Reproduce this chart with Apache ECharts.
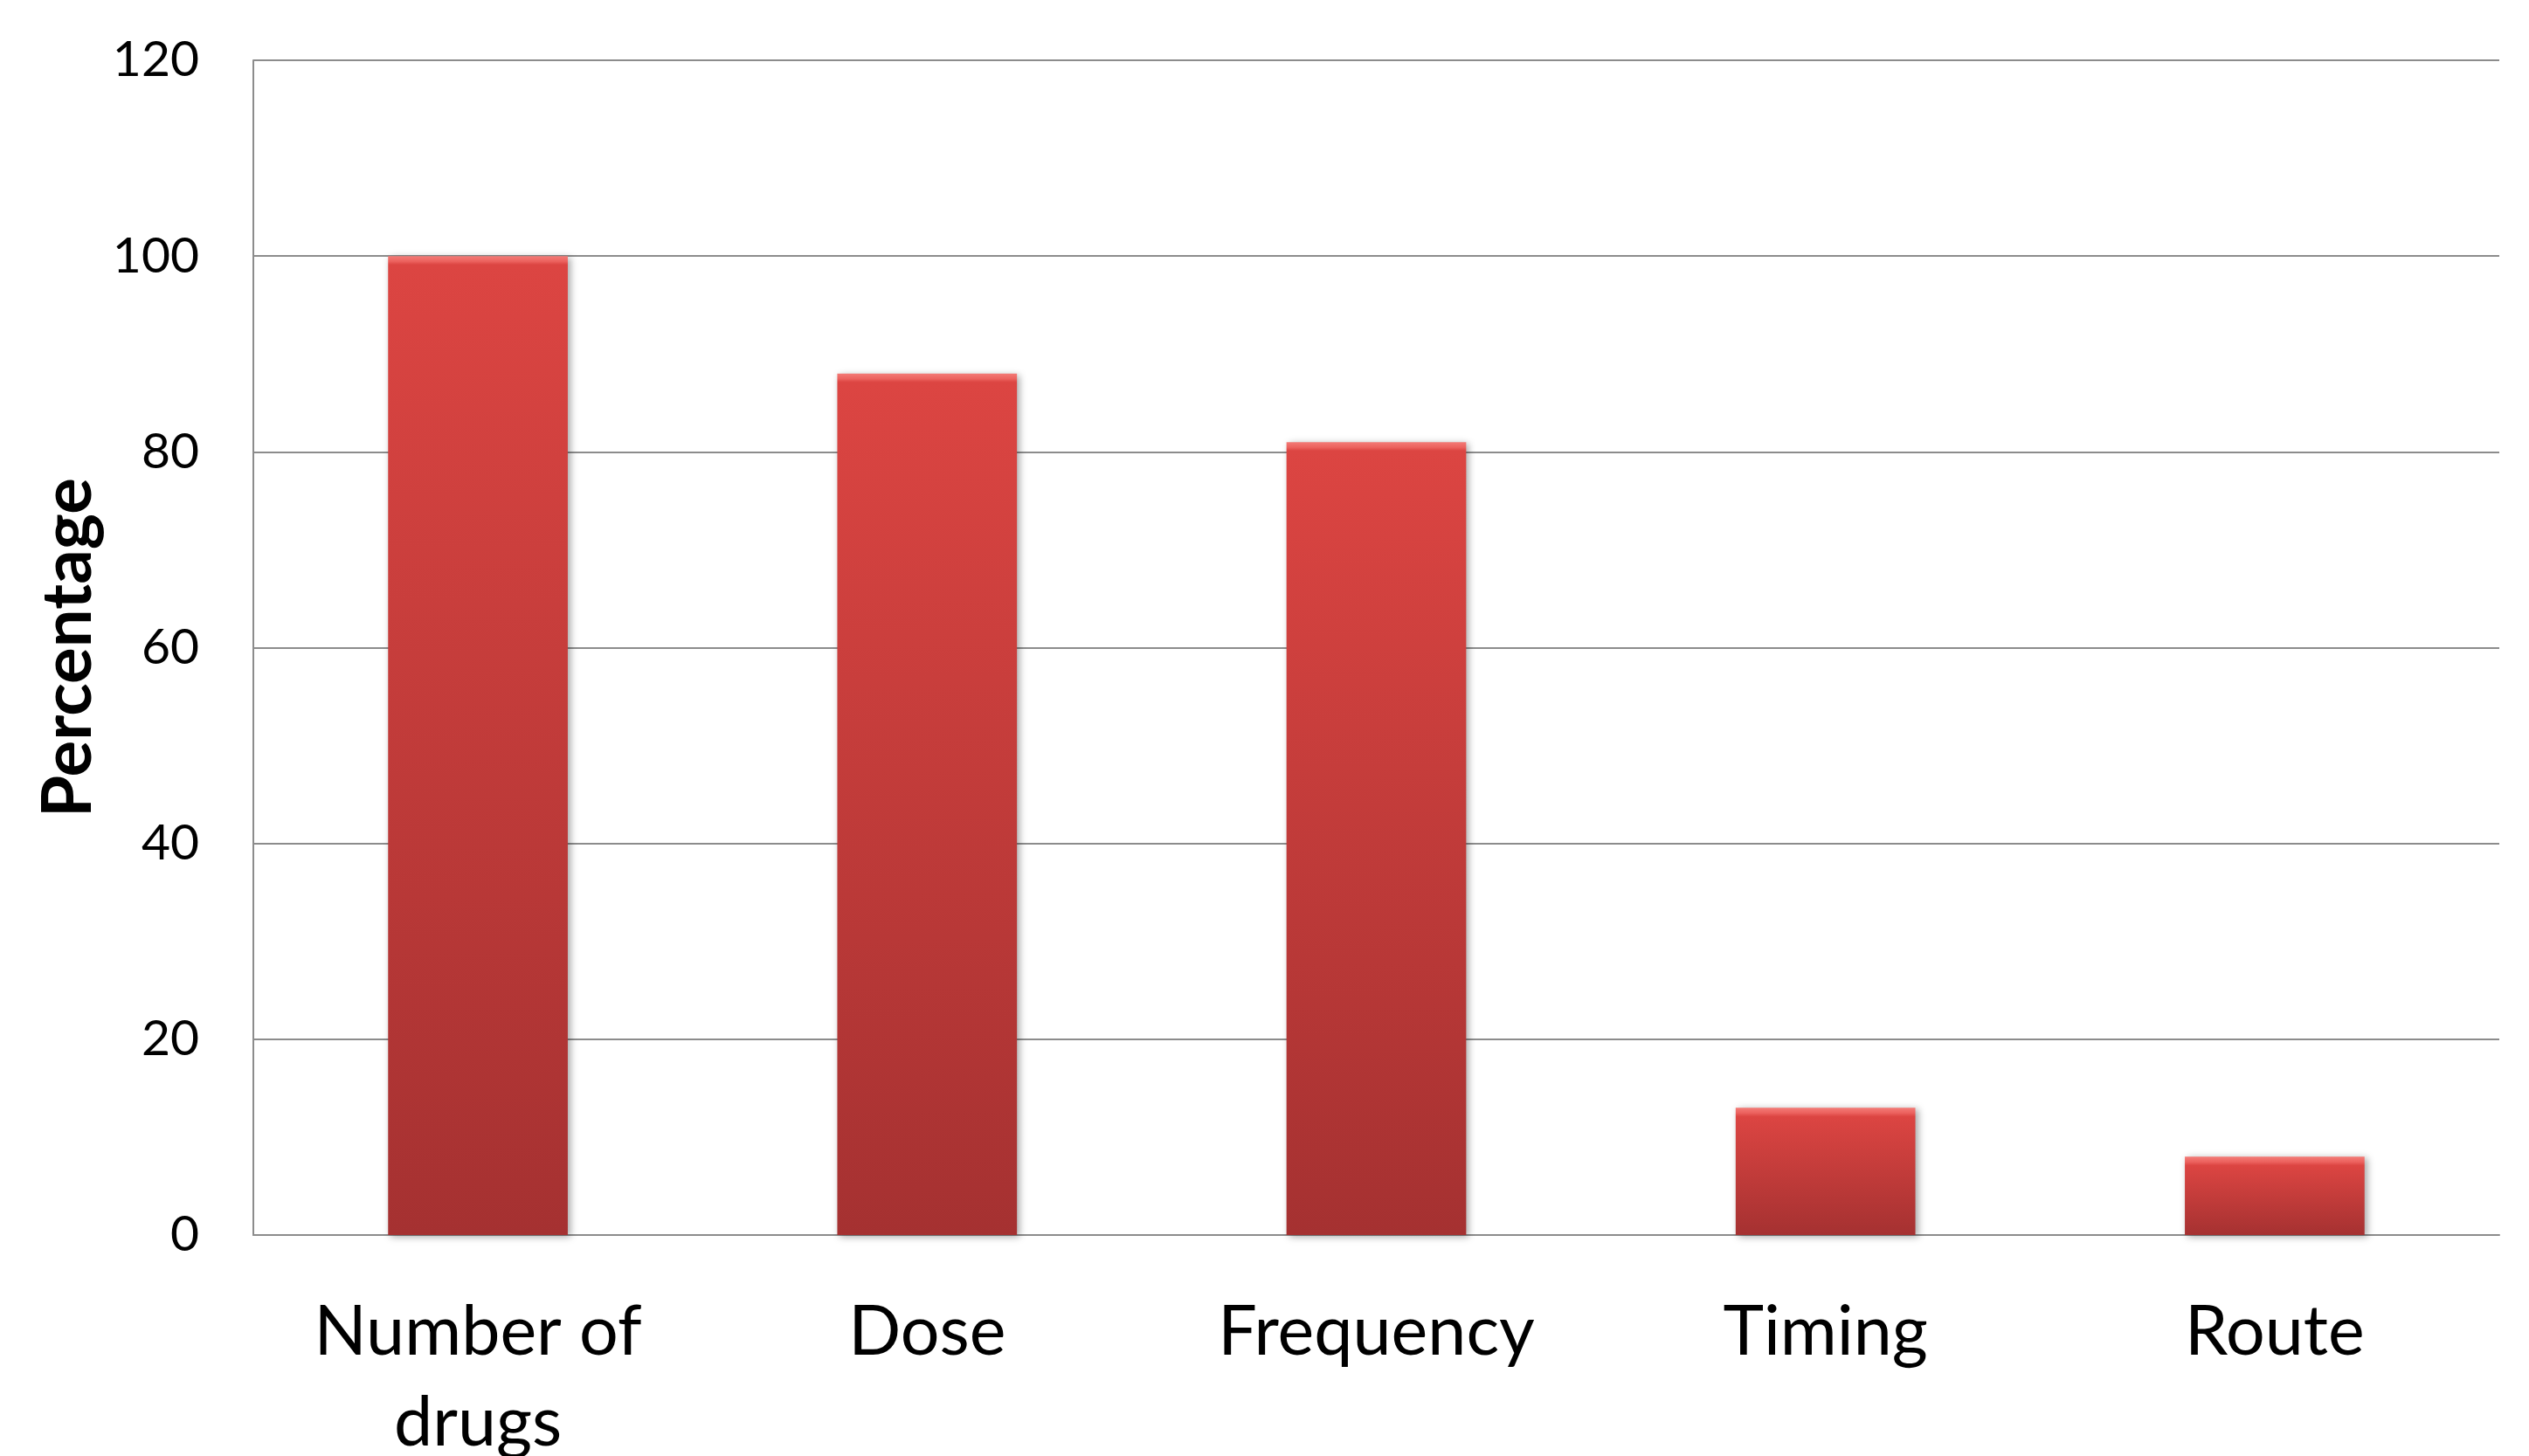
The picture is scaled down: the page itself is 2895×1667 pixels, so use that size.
<!DOCTYPE html>
<html>
<head>
<meta charset="utf-8">
<script src="https://cdn.jsdelivr.net/npm/echarts@6/dist/echarts.min.js"></script>
<style>
html,body{margin:0;padding:0;background:#fff;}
#chart{width:2895px;height:1667px;}
</style>
</head>
<body>
<div id="chart"></div>
<script>
// ---- data ----
const categories = ['Number of\ndrugs', 'Dose', 'Frequency', 'Timing', 'Route'];
const percentages = [100, 88, 81, 13, 8];
const yTicks = [0, 20, 40, 60, 80, 100, 120];
const yAxisTitle = 'Percentage';

// ---- layout / style ----
const GRID = {left: 290, right: 34, top: 69, bottom: 253};
const plotH = 1667 - GRID.top - GRID.bottom;
const yMax = yTicks[yTicks.length - 1];

function barColor(v) {
  const h = Math.max(1, v / yMax * plotH);
  const b = Math.min(0.45, 10 / h);
  return new echarts.graphic.LinearGradient(0, 0, 0, 1, [
    {offset: 0, color: '#F37B77'},
    {offset: b * 0.6, color: '#EC625E'},
    {offset: b, color: '#DC4542'},
    {offset: 1, color: '#A53131'}
  ]);
}

const chart = echarts.init(document.getElementById('chart'), null, {renderer: 'canvas'});
chart.setOption({
  animation: false,
  backgroundColor: '#ffffff',
  grid: {left: GRID.left, right: GRID.right, top: GRID.top, bottom: GRID.bottom, containLabel: false, outerBoundsMode: 'none'},
  xAxis: {
    type: 'category',
    data: categories,
    axisLine: {show: true, lineStyle: {color: '#8c8c8c', width: 2}},
    axisTick: {show: false},
    axisLabel: {
      color: '#000',
      fontFamily: 'Lato',
      fontSize: 79,
      lineHeight: 104,
      margin: 60,
      interval: 0
    }
  },
  yAxis: {
    type: 'value',
    min: yTicks[0],
    max: yMax,
    interval: yTicks[1] - yTicks[0],
    name: yAxisTitle,
    nameLocation: 'middle',
    nameGap: 172,
    nameRotate: 90,
    nameTextStyle: {color: '#000', fontFamily: 'Lato', fontWeight: 'bold', fontSize: 78},
    axisLine: {show: true, lineStyle: {color: '#8c8c8c', width: 2}},
    axisTick: {show: false},
    axisLabel: {color: '#000', fontFamily: 'Lato', fontSize: 57, margin: 62},
    splitLine: {show: true, lineStyle: {color: '#8c8c8c', width: 2}}
  },
  series: [{
    type: 'bar',
    data: percentages.map(v => ({value: v, itemStyle: {color: barColor(v)}})),
    barCategoryGap: '60%',
    itemStyle: {
      shadowColor: 'rgba(0,0,0,0.35)',
      shadowBlur: 8,
      shadowOffsetX: 3,
      shadowOffsetY: 2
    }
  }]
});
</script>
</body>
</html>
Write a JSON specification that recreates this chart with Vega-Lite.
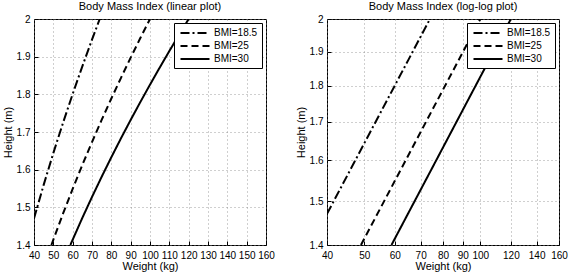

EXERCISE OBJECTIVE: Return the full material word for word. Do not include the pictures.

FINISHED TASK:
Reproduce this chart with Apache ECharts.
The picture is scaled down: the page itself is 2895×1667 pixels, so use that size.
<!DOCTYPE html>
<html>
<head>
<meta charset="utf-8">
<script src="https://cdn.jsdelivr.net/npm/echarts@6/dist/echarts.min.js"></script>
<style>
html,body{margin:0;padding:0;background:#fff;}
#chart{width:2895px;height:1667px;}
</style>
</head>
<body>
<div id="chart"></div>
<script>
// ---- data ----
const categories = ['Number of\ndrugs', 'Dose', 'Frequency', 'Timing', 'Route'];
const percentages = [100, 88, 81, 13, 8];
const yTicks = [0, 20, 40, 60, 80, 100, 120];
const yAxisTitle = 'Percentage';

// ---- layout / style ----
const GRID = {left: 290, right: 34, top: 69, bottom: 253};
const plotH = 1667 - GRID.top - GRID.bottom;
const yMax = yTicks[yTicks.length - 1];

function barColor(v) {
  const h = Math.max(1, v / yMax * plotH);
  const b = Math.min(0.45, 10 / h);
  return new echarts.graphic.LinearGradient(0, 0, 0, 1, [
    {offset: 0, color: '#F37B77'},
    {offset: b * 0.6, color: '#EC625E'},
    {offset: b, color: '#DC4542'},
    {offset: 1, color: '#A53131'}
  ]);
}

const chart = echarts.init(document.getElementById('chart'), null, {renderer: 'canvas'});
chart.setOption({
  animation: false,
  backgroundColor: '#ffffff',
  grid: {left: GRID.left, right: GRID.right, top: GRID.top, bottom: GRID.bottom, containLabel: false, outerBoundsMode: 'none'},
  xAxis: {
    type: 'category',
    data: categories,
    axisLine: {show: true, lineStyle: {color: '#8c8c8c', width: 2}},
    axisTick: {show: false},
    axisLabel: {
      color: '#000',
      fontFamily: 'Lato',
      fontSize: 79,
      lineHeight: 104,
      margin: 60,
      interval: 0
    }
  },
  yAxis: {
    type: 'value',
    min: yTicks[0],
    max: yMax,
    interval: yTicks[1] - yTicks[0],
    name: yAxisTitle,
    nameLocation: 'middle',
    nameGap: 172,
    nameRotate: 90,
    nameTextStyle: {color: '#000', fontFamily: 'Lato', fontWeight: 'bold', fontSize: 78},
    axisLine: {show: true, lineStyle: {color: '#8c8c8c', width: 2}},
    axisTick: {show: false},
    axisLabel: {color: '#000', fontFamily: 'Lato', fontSize: 57, margin: 62},
    splitLine: {show: true, lineStyle: {color: '#8c8c8c', width: 2}}
  },
  series: [{
    type: 'bar',
    data: percentages.map(v => ({value: v, itemStyle: {color: barColor(v)}})),
    barCategoryGap: '60%',
    itemStyle: {
      shadowColor: 'rgba(0,0,0,0.35)',
      shadowBlur: 8,
      shadowOffsetX: 3,
      shadowOffsetY: 2
    }
  }]
});
</script>
</body>
</html>
Write a JSON specification that recreates this chart with Vega-Lite.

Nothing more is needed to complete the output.